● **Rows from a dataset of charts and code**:
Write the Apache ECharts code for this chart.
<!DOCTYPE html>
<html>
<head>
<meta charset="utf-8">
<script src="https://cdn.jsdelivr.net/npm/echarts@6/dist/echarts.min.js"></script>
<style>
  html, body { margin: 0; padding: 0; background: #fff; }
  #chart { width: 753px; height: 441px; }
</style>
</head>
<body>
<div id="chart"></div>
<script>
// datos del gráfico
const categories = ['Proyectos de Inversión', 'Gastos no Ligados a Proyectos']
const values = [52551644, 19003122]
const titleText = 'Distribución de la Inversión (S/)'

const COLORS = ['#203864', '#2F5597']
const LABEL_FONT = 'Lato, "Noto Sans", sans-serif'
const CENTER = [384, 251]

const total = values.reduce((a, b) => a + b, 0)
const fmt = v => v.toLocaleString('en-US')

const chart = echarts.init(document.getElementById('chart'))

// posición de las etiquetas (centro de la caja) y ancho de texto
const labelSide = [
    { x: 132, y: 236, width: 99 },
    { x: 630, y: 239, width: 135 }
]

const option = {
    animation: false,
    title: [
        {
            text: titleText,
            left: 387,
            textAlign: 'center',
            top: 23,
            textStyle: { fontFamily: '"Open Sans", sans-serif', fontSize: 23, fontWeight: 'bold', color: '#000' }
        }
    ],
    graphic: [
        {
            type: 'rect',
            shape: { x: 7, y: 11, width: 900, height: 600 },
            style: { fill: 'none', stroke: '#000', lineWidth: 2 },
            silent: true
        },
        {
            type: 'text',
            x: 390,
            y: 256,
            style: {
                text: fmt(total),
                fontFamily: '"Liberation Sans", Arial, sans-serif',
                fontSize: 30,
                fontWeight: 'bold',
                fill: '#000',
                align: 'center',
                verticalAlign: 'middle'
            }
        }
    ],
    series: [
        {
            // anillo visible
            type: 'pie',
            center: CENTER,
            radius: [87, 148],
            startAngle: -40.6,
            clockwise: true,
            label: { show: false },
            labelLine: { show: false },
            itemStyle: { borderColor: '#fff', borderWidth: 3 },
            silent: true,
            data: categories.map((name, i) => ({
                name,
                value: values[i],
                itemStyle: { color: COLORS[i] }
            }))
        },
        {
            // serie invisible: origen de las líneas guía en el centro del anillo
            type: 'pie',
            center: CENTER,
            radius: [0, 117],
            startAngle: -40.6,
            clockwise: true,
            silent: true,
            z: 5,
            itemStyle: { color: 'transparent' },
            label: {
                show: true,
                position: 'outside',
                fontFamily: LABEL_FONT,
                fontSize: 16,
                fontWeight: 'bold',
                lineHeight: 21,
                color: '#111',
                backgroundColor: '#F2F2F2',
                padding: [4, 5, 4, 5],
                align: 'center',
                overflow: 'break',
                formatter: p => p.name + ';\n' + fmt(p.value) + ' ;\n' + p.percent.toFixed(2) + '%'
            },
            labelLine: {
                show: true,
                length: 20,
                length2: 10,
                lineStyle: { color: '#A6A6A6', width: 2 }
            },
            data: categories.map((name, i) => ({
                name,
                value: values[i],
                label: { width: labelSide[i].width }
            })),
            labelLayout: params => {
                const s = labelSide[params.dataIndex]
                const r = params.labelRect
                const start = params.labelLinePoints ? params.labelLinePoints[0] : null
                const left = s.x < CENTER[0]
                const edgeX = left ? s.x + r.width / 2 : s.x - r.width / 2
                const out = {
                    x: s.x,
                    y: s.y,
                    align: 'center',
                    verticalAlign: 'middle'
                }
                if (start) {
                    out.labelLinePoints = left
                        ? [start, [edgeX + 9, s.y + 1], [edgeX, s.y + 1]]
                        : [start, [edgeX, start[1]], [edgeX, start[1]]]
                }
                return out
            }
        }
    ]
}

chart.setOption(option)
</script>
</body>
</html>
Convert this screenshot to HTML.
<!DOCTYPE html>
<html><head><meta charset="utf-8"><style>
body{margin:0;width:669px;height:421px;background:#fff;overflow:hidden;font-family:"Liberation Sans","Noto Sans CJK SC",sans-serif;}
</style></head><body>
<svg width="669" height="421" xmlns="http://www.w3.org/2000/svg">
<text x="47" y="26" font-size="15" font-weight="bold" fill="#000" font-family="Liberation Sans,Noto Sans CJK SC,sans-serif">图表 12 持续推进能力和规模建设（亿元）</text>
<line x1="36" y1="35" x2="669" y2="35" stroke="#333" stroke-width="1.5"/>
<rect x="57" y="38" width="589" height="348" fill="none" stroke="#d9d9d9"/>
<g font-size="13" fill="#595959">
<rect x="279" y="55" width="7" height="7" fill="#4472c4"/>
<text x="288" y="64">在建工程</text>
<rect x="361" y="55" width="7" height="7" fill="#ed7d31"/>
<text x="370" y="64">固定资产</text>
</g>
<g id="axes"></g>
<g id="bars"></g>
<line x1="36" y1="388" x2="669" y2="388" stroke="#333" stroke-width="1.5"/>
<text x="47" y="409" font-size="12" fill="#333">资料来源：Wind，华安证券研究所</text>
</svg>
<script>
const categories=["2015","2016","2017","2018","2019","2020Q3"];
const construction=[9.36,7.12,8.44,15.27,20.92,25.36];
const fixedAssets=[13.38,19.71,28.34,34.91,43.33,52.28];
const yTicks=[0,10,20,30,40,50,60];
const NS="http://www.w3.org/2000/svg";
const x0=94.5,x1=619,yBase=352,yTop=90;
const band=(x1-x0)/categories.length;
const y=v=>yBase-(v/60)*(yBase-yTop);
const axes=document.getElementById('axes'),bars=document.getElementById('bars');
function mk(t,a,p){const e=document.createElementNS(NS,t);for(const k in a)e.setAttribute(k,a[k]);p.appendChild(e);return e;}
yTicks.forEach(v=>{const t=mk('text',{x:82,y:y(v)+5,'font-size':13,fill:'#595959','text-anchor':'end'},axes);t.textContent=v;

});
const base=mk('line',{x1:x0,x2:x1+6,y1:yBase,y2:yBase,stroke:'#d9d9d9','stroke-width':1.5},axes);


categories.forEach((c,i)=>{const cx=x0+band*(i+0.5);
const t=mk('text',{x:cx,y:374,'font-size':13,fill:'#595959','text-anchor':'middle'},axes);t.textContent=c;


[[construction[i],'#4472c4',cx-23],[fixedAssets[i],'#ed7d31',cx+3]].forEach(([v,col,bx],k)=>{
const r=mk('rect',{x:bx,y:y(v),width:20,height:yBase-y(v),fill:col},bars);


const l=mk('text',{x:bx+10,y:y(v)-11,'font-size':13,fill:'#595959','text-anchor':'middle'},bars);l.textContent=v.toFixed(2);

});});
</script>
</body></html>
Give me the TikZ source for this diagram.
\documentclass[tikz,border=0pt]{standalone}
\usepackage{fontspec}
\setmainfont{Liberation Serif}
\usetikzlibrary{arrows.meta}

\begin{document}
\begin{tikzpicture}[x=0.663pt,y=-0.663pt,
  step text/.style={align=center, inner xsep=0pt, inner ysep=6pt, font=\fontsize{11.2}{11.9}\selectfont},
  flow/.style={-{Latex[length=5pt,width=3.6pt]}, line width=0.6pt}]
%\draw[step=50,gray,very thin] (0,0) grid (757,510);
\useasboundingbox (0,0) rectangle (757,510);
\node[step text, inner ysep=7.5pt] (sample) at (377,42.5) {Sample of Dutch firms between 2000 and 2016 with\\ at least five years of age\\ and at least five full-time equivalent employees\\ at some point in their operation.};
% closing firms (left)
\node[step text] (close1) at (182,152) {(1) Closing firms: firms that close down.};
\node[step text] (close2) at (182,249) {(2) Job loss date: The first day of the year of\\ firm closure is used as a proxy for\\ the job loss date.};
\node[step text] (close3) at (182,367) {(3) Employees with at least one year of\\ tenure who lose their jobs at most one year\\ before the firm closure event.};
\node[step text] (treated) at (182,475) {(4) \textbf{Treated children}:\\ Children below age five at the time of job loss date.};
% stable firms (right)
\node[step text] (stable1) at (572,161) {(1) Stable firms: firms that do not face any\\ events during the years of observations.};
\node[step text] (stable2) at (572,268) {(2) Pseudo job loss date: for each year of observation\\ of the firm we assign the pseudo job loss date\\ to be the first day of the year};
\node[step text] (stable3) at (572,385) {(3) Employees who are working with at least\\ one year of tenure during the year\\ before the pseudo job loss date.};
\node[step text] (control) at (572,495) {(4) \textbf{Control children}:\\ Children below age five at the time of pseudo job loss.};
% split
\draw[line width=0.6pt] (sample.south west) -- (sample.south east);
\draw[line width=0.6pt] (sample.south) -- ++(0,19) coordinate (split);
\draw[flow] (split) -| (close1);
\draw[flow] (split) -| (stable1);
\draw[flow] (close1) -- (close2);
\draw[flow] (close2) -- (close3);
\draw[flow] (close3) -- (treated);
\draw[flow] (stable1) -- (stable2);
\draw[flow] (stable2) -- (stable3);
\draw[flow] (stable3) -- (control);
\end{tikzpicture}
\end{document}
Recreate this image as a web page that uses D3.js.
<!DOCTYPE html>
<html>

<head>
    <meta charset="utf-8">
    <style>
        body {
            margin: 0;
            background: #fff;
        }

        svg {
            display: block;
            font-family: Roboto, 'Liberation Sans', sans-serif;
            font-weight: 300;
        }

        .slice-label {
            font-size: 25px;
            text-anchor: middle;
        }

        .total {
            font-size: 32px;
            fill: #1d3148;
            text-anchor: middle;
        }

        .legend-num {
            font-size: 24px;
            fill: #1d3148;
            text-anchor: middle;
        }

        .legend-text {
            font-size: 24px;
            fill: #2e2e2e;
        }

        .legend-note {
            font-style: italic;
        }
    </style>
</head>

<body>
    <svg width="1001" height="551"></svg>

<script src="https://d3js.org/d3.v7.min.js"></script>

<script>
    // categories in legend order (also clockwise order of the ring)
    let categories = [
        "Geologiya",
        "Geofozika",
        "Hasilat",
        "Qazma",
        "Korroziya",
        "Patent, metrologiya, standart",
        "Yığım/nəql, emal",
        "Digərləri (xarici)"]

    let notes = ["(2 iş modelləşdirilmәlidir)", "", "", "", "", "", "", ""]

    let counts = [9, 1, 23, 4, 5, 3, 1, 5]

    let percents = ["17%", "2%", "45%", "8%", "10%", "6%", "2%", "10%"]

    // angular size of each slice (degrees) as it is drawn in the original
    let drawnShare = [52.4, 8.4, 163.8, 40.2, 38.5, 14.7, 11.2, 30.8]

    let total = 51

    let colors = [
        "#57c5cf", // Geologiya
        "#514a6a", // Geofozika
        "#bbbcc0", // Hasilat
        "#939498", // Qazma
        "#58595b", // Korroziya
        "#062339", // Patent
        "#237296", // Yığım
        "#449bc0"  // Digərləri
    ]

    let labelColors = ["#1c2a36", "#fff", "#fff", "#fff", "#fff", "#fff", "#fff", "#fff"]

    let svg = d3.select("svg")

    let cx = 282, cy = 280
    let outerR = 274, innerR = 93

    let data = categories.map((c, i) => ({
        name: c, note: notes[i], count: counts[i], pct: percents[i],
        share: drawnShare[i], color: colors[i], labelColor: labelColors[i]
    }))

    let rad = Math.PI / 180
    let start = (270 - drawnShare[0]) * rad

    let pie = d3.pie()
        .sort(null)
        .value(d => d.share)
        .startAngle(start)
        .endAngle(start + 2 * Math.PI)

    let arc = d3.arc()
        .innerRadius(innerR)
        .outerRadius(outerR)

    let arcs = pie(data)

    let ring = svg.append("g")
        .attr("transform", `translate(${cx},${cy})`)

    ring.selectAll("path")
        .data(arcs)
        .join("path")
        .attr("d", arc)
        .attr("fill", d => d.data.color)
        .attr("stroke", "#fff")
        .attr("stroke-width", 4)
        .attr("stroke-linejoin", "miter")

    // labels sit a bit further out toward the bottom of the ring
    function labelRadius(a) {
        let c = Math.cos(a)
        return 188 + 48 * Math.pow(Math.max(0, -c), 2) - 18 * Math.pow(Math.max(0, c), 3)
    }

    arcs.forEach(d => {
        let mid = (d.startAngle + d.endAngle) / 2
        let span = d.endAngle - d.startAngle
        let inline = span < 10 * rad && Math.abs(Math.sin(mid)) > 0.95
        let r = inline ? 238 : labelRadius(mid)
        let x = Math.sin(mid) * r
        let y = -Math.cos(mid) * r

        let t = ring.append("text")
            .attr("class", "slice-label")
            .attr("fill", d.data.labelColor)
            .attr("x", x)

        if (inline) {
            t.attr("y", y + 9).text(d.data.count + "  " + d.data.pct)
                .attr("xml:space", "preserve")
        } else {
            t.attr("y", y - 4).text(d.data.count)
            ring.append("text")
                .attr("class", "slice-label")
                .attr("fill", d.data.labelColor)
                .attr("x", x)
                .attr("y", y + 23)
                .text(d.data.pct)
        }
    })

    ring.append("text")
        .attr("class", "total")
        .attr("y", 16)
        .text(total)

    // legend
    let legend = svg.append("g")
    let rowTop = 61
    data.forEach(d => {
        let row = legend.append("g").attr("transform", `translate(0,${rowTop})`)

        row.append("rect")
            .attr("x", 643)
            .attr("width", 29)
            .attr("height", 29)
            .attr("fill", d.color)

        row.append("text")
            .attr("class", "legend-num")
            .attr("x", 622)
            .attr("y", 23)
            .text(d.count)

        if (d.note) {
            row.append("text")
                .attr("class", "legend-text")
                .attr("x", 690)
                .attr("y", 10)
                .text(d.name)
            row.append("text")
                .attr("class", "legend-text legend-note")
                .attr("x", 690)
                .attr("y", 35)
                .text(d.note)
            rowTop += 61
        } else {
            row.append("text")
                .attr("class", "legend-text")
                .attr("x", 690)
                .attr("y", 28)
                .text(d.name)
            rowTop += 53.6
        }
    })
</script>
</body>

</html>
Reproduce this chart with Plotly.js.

● **Objective**: Every line containing the string "this" must be listed.

● **Worked solution**:
Write the Apache ECharts code for this chart.
Convert this screenshot to HTML.
Give me the TikZ source for this diagram.
Recreate this image as a web page that uses D3.js.
Reproduce this chart with Plotly.js.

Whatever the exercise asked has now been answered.